Le Dragon d'Annam au départ du Bourget - 19 février 1929
Pour faire suite à notre dernier article, et toujours à propos des annulations rares supportées par nos chères Semeuses, je tenais à vous rapporter l'histoire extraordinaire du Dragon d'Annam, l'avion qui les a envoyées en l'air, entre Le Bourget et Bondy...
La mode était aux raids aériens.
Les grands pilotes qui s'étaient couverts de gloire grâce à leur courage au cours de la première guerre mondiale, cherchaient sans cesse de nouveaux itinéraires qu'ils seraient les premiers à parcourir avec leurs machines volantes.
Plus les destinations étaient lointaines et les vols risqués, plus ils étaient tentés.
Le public se passionnait pour ces aventuriers, leurs exploits et leurs mésaventures. Du coup, comme les philatélistes étaient nombreux parmi eux, et que la Poste Aérienne vivait ses premières grandes heures, la plupart de ces vols emportaient dans leur soute des sacs de courrier.
Le tarif demandé par la Poste pour ces missives était exorbitant, à la hauteur des exploits accomplis.
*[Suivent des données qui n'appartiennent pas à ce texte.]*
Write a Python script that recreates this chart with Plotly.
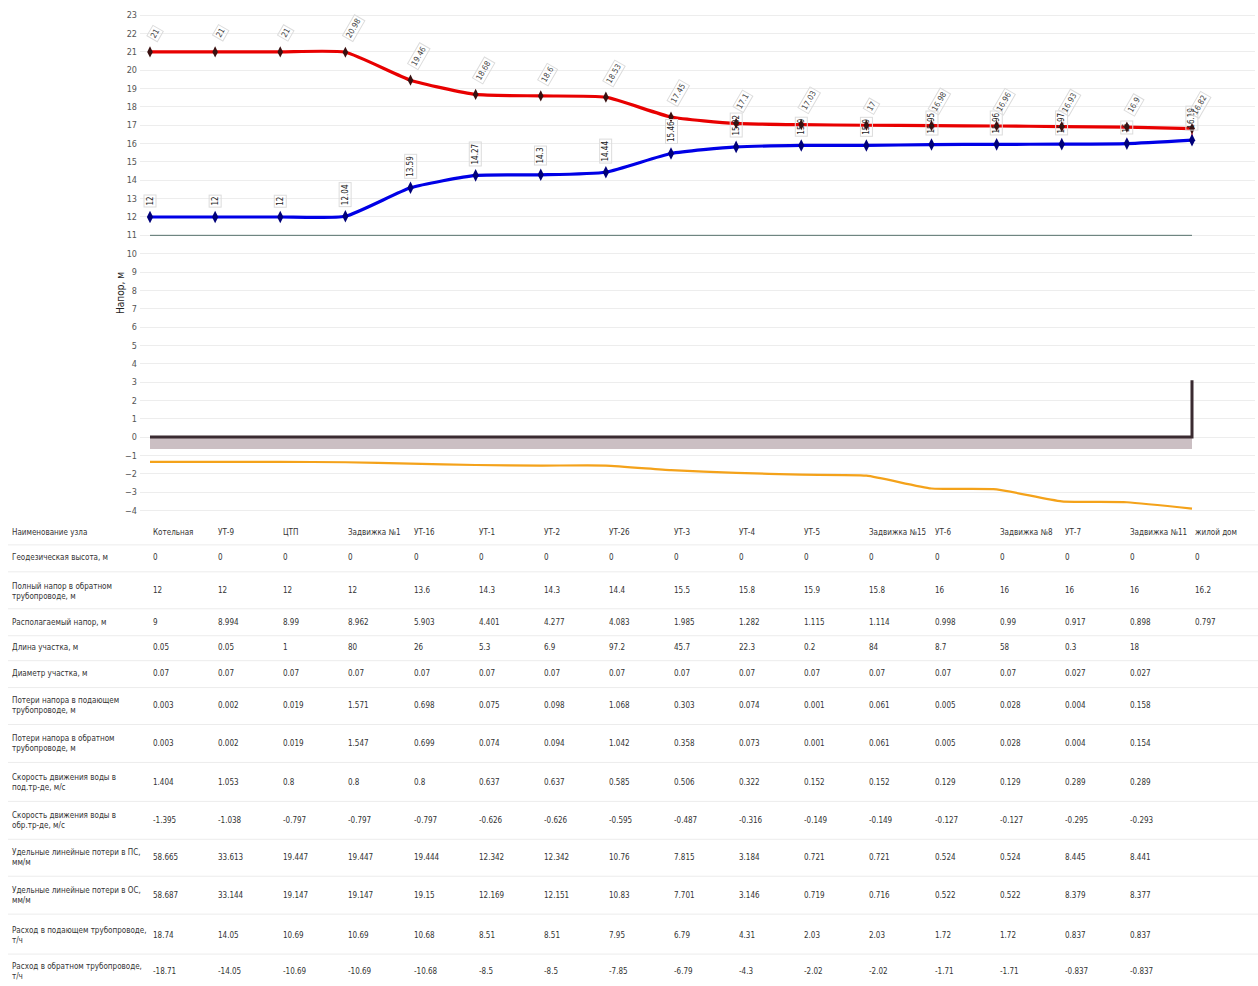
import plotly.graph_objects as go

W, H = 1258, 986

nodes = ["Котельная", "УТ-9", "ЦТП", "Задвижка №1", "УТ-16", "УТ-1", "УТ-2", "УТ-26", "УТ-3",
         "УТ-4", "УТ-5", "Задвижка №15", "УТ-6", "Задвижка №8", "УТ-7", "Задвижка №11", "жилой дом"]

supply_head = [21, 21, 21, 20.98, 19.46, 18.68, 18.6, 18.53, 17.45, 17.1, 17.03, 17.0, 16.98,
               16.96, 16.93, 16.9, 16.82]
return_head = [12, 12, 12, 12.04, 13.59, 14.27, 14.3, 14.44, 15.46, 15.82, 15.9, 15.9, 15.95,
               15.96, 15.97, 16.0, 16.19]
static_head = 11
terrain = [0] * 17
building_height = 3.1
lower_line = [-1.35, -1.35, -1.35, -1.37, -1.45, -1.52, -1.55, -1.55, -1.8, -1.95, -2.05, -2.1,
              -2.8, -2.85, -3.5, -3.55, -3.9]

row_labels = [
    "Наименование узла",
    "Геодезическая высота, м",
    "Полный напор в обратном<br>трубопроводе, м",
    "Располагаемый напор, м",
    "Длина участка, м",
    "Диаметр участка, м",
    "Потери напора в подающем<br>трубопроводе, м",
    "Потери напора в обратном<br>трубопроводе, м",
    "Скорость движения воды в<br>под.тр-де, м/с",
    "Скорость движения воды в<br>обр.тр-де, м/с",
    "Удельные линейные потери в ПС,<br>мм/м",
    "Удельные линейные потери в ОС,<br>мм/м",
    "Расход в подающем трубопроводе,<br>т/ч",
    "Расход в обратном трубопроводе,<br>т/ч",
]
geodesic = ["0"] * 17
full_return = ["12", "12", "12", "12", "13.6", "14.3", "14.3", "14.4", "15.5", "15.8", "15.9",
               "15.8", "16", "16", "16", "16", "16.2"]
available = ["9", "8.994", "8.99", "8.962", "5.903", "4.401", "4.277", "4.083", "1.985", "1.282",
             "1.115", "1.114", "0.998", "0.99", "0.917", "0.898", "0.797"]
length = ["0.05", "0.05", "1", "80", "26", "5.3", "6.9", "97.2", "45.7", "22.3", "0.2", "84",
          "8.7", "58", "0.3", "18", ""]
diameter = ["0.07"] * 14 + ["0.027", "0.027", ""]
loss_supply = ["0.003", "0.002", "0.019", "1.571", "0.698", "0.075", "0.098", "1.068", "0.303",
               "0.074", "0.001", "0.061", "0.005", "0.028", "0.004", "0.158", ""]
loss_return = ["0.003", "0.002", "0.019", "1.547", "0.699", "0.074", "0.094", "1.042", "0.358",
               "0.073", "0.001", "0.061", "0.005", "0.028", "0.004", "0.154", ""]
vel_supply = ["1.404", "1.053", "0.8", "0.8", "0.8", "0.637", "0.637", "0.585", "0.506", "0.322",
              "0.152", "0.152", "0.129", "0.129", "0.289", "0.289", ""]
vel_return = ["-1.395", "-1.038", "-0.797", "-0.797", "-0.797", "-0.626", "-0.626", "-0.595",
              "-0.487", "-0.316", "-0.149", "-0.149", "-0.127", "-0.127", "-0.295", "-0.293", ""]
spec_loss_supply = ["58.665", "33.613", "19.447", "19.447", "19.444", "12.342", "12.342", "10.76",
                    "7.815", "3.184", "0.721", "0.721", "0.524", "0.524", "8.445", "8.441", ""]
spec_loss_return = ["58.687", "33.144", "19.147", "19.147", "19.15", "12.169", "12.151", "10.83",
                    "7.701", "3.146", "0.719", "0.716", "0.522", "0.522", "8.379", "8.377", ""]
flow_supply = ["18.74", "14.05", "10.69", "10.69", "10.68", "8.51", "8.51", "7.95", "6.79", "4.31",
               "2.03", "2.03", "1.72", "1.72", "0.837", "0.837", ""]
flow_return = ["-18.71", "-14.05", "-10.69", "-10.69", "-10.68", "-8.5", "-8.5", "-7.85", "-6.79",
               "-4.3", "-2.02", "-2.02", "-1.71", "-1.71", "-0.837", "-0.837", ""]

table_rows = [nodes, geodesic, full_return, available, length, diameter, loss_supply, loss_return,
              vel_supply, vel_return, spec_loss_supply, spec_loss_return, flow_supply, flow_return]

FONT = "Liberation Sans Narrow, DejaVu Sans Condensed, Arial Narrow, sans-serif"
xi = list(range(len(nodes)))

fig = go.Figure()

# ground band
fig.add_trace(go.Scatter(x=[0, 16, 16, 0], y=[0, 0, -0.65, -0.65], fill="toself",
                         fillcolor="#cbbfc3", line=dict(width=0), mode="lines",
                         hoverinfo="skip", showlegend=False))
# static head line
fig.add_trace(go.Scatter(x=[0, 16], y=[static_head, static_head], mode="lines",
                         line=dict(color="#56706c", width=1), showlegend=False))
# terrain + building
fig.add_trace(go.Scatter(x=xi + [16], y=terrain + [building_height], mode="lines",
                         line=dict(color="#3a2b31", width=3), showlegend=False))
# lower (orange) line
fig.add_trace(go.Scatter(x=xi, y=lower_line, mode="lines",
                         line=dict(color="#f4a21a", width=2.2, shape="spline", smoothing=0.5),
                         showlegend=False))
# connection at consumer
fig.add_trace(go.Scatter(x=[16, 16], y=[supply_head[-1], return_head[-1]], mode="lines",
                         line=dict(color="#f04040", width=1.5), showlegend=False))
# supply
fig.add_trace(go.Scatter(x=xi, y=supply_head, mode="lines+markers",
                         line=dict(color="#e80000", width=3.2, shape="spline", smoothing=0.5),
                         marker=dict(symbol="diamond-tall", size=8, color="#3a1010"),
                         showlegend=False))
# return
fig.add_trace(go.Scatter(x=xi, y=return_head, mode="lines+markers",
                         line=dict(color="#0000e6", width=3.2, shape="spline", smoothing=0.5),
                         marker=dict(symbol="diamond-tall", size=9, color="#00007a"),
                         showlegend=False))


def fmt(v):
    return f"{v:.2f}".rstrip("0").rstrip(".")


ann = []
for i in xi:
    ann.append(dict(x=i, y=return_head[i], xref="x", yref="y", text=fmt(return_head[i]),
                    textangle=-90, showarrow=False, yanchor="bottom", yshift=9,
                    font=dict(family=FONT, size=8, color="#222"),
                    bordercolor="#dcdcdc", borderwidth=1, borderpad=1))
    ann.append(dict(x=i, y=supply_head[i], xref="x", yref="y", text=fmt(supply_head[i]),
                    textangle=-60, showarrow=False, yanchor="bottom", xanchor="left",
                    yshift=10, xshift=-4,
                    font=dict(family=FONT, size=8, color="#444"),
                    bordercolor="#dcdcdc", borderwidth=1, borderpad=1))

ann.append(dict(x=113 / W, y=1 - 270 / H, xref="paper", yref="paper", text="Напор, м",
                textangle=-90, showarrow=False, font=dict(family=FONT, size=10, color="#222")))

row_py = [533, 558, 591, 623, 648, 674, 706, 744, 783, 821, 858, 896, 936, 972]
for r, (lab, vals) in enumerate(zip(row_labels, table_rows)):
    yp = 1 - row_py[r] / H
    ann.append(dict(x=10 / W, y=yp, xref="paper", yref="paper", text=lab, align="left",
                    xanchor="left", yanchor="middle", showarrow=False,
                    font=dict(family=FONT, size=8, color="#333")))
    for i, v in enumerate(vals):
        if v == "":
            continue
        ann.append(dict(x=i, y=yp, xref="x", yref="paper", text=v, xanchor="left",
                        yanchor="middle", xshift=1, showarrow=False,
                        font=dict(family=FONT, size=8, color="#333")))

shapes = []
for py in [545, 572, 609, 636, 661, 688, 725, 763, 802, 840, 877, 915, 955]:
    shapes.append(dict(type="line", xref="paper", yref="paper", x0=8 / W, x1=1.0,
                       y0=1 - py / H, y1=1 - py / H, line=dict(color="#ececec", width=1)))

px_per = (1192 - 150) / 16
r0 = -(150 - 140) / px_per
r1 = r0 + (1255 - 140) / px_per

yr = [-4.2, 23.2]
ppu = (437 - 51) / 21
y_top_px = 437 - yr[1] * ppu
y_bot_px = 437 - yr[0] * ppu

fig.update_layout(
    width=W, height=H,
    margin=dict(l=0, r=0, t=0, b=0),
    paper_bgcolor="white", plot_bgcolor="white",
    font=dict(family=FONT, size=9, color="#444"),
    xaxis=dict(domain=[140 / W, 1255 / W], range=[r0, r1], showgrid=False, zeroline=False,
               showticklabels=False, showline=False, ticks=""),
    yaxis=dict(domain=[1 - y_bot_px / H, 1 - y_top_px / H], range=yr, dtick=1, tick0=0,
               showgrid=True, gridcolor="#ededed", zeroline=False, showline=False,
               tickfont=dict(family=FONT, size=9, color="#555"), ticklabelstandoff=2),
    annotations=ann,
    shapes=shapes,
    showlegend=False,
)

fig.write_html("out.html")
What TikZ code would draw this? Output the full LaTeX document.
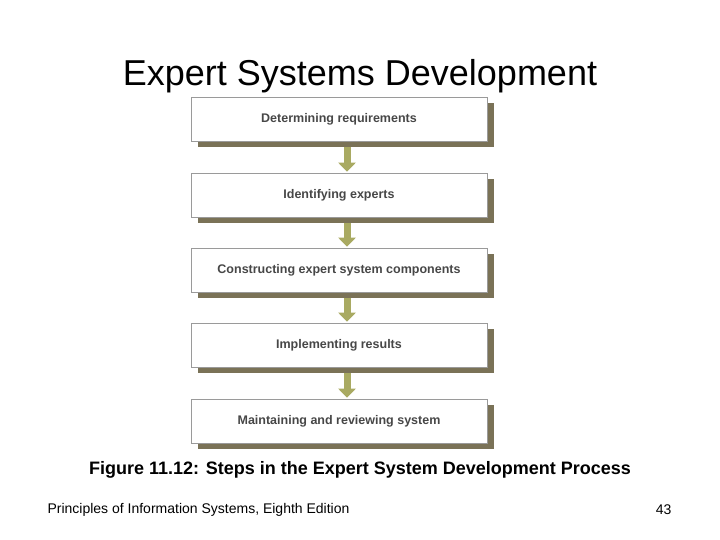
\documentclass[tikz,border=0pt]{standalone}
\usepackage{fontspec}
\setmainfont{Liberation Sans}
\usetikzlibrary{arrows.meta,calc}
\definecolor{shad}{HTML}{7A7257}
\definecolor{arr}{HTML}{A9AA62}
\definecolor{bord}{HTML}{9A9A9A}
\begin{document}
\begin{tikzpicture}[x=1pt,y=-1pt,
 stepbox/.style={draw=bord,line width=0.6pt,fill=white,minimum width=296pt,minimum height=44pt,inner sep=0pt,font=\fontsize{12.5}{14}\selectfont\bfseries\color{black!72}},
 flow/.style={arr,line width=7pt,-{Triangle[width=17pt,length=9pt]}}]
\useasboundingbox (0,0) rectangle (720,540);
\node[font=\fontsize{36}{40}\selectfont] (t) at (360,76) {Expert Systems Development};
\foreach \n/\y in {1/119,2/195,3/270,4/345,5/421}{
  \fill[shad] (198,\y-22+6) rectangle (494,\y+22+6);
}
\node[stepbox] (b1) at (339,119) {Determining requirements};
\node[stepbox] (b2) at (339,195) {Identifying experts};
\node[stepbox] (b3) at (339,270) {Constructing expert system components};
\node[stepbox] (b4) at (339,345) {Implementing results};
\node[stepbox] (b5) at (339,421) {Maintaining and reviewing system};
\foreach \a/\b in {b1/b2,b2/b3,b3/b4,b4/b5}{
  \draw[flow] ($(\a.south)+(8,6)$) -- ($(\b.north)+(8,-1)$);
}
\node[font=\fontsize{18}{21}\selectfont\bfseries] (cap) at (360,470) {Figure 11.12: Steps in the Expert System Development Process};
\node[font=\fontsize{14}{17}\selectfont,anchor=west] (f) at (44,510) {Principles of Information Systems, Eighth Edition};
\node[font=\fontsize{14}{17}\selectfont,anchor=east] (p) at (675,510) {43};
\end{tikzpicture}
\end{document}
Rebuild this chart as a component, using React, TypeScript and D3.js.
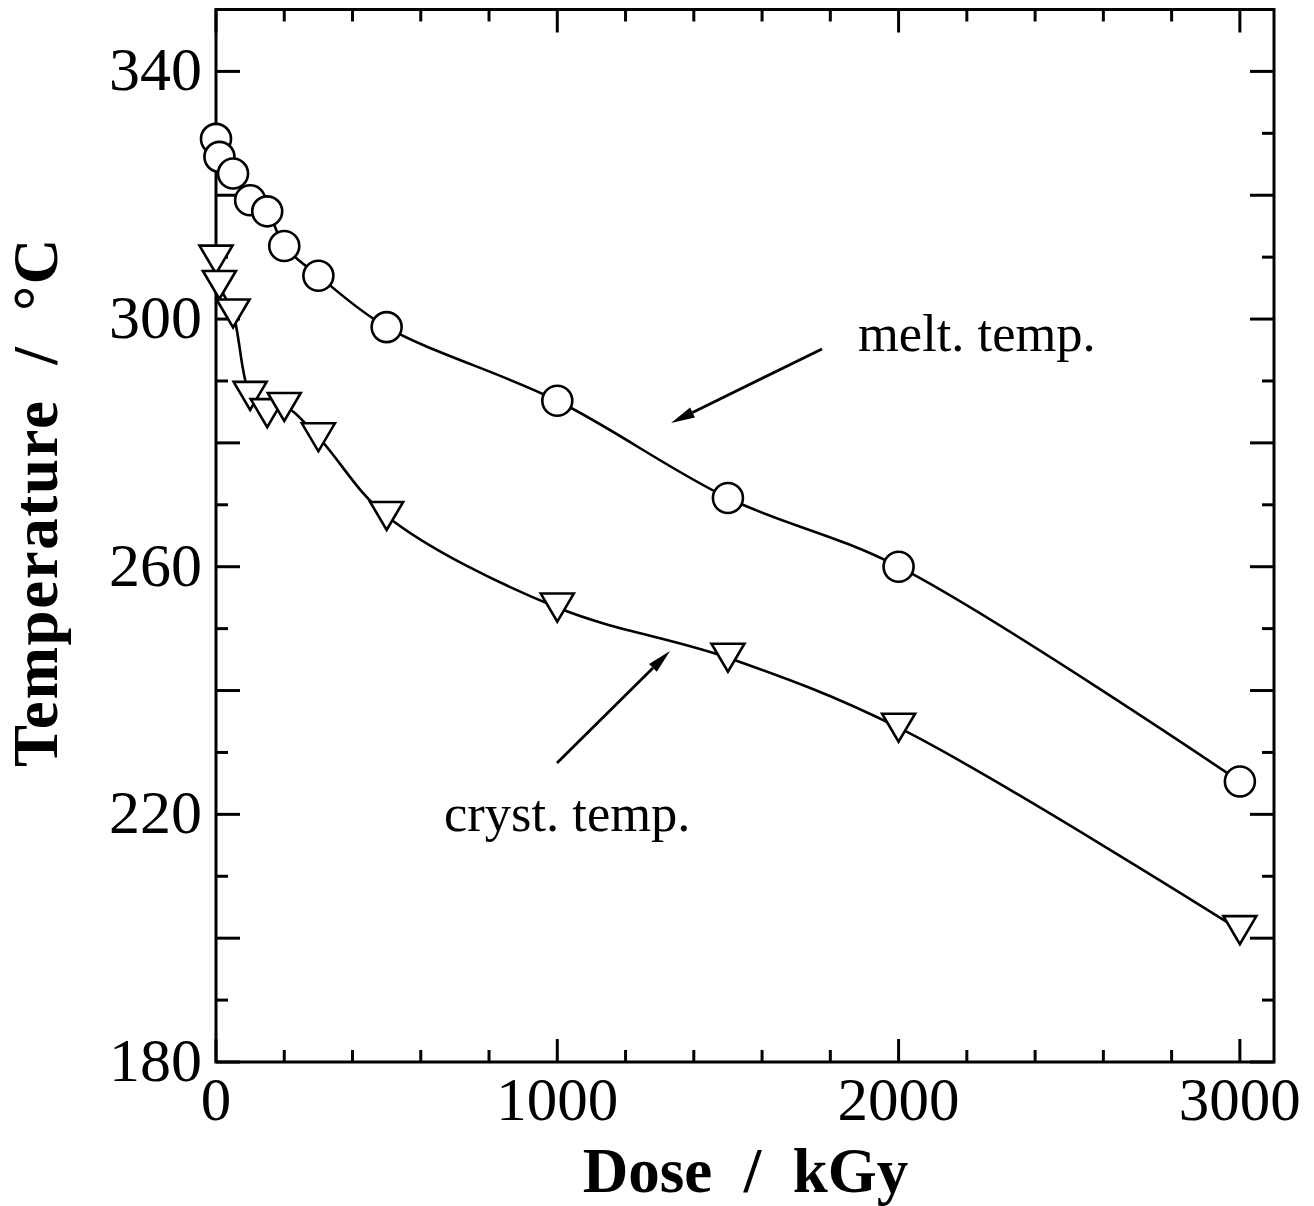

Même s'il existait certainement une petite part de correspondances réelles, pour lesquelles les expéditeurs étaient prêts à s'acquitter d'une surtaxe importante afin que leur envoi arrive à destination bien plus vite que par les autres voies terrestres ou maritimes de l'époque, la plupart des lettres transportées provenait de philatélistes amateurs de ces "premiers vols".
La presse annonçait ces tentatives de traversées fabuleuses et le public répondait présent. Il ne fallait surtout pas le décevoir. Des oblitérations spéciales étaient créées pour l'occasion, avec de jolis cachets à date et de beaux tampons authentifiant le vol de ces enveloppes. Parfois même les pilotes y apposaient leur signature !
Souvent adressées en "poste restante" à une personne fictive, et donc jamais récupérées à destination, elles étaient retournées à l'expéditeur, philatéliste ravi de se procurer ainsi une belle pièce pour sa collection.
De tels exemples sont courants en philatélie et restent pour moi sans grand intérêt, même si certains vols ont emporté très peu de lettres, avec des pilotes célèbres (Jean Mermoz notamment), atteignant des pays exotiques et lointains. Mais il y a des amateurs, et les prix s'envolent parfois eux aussi...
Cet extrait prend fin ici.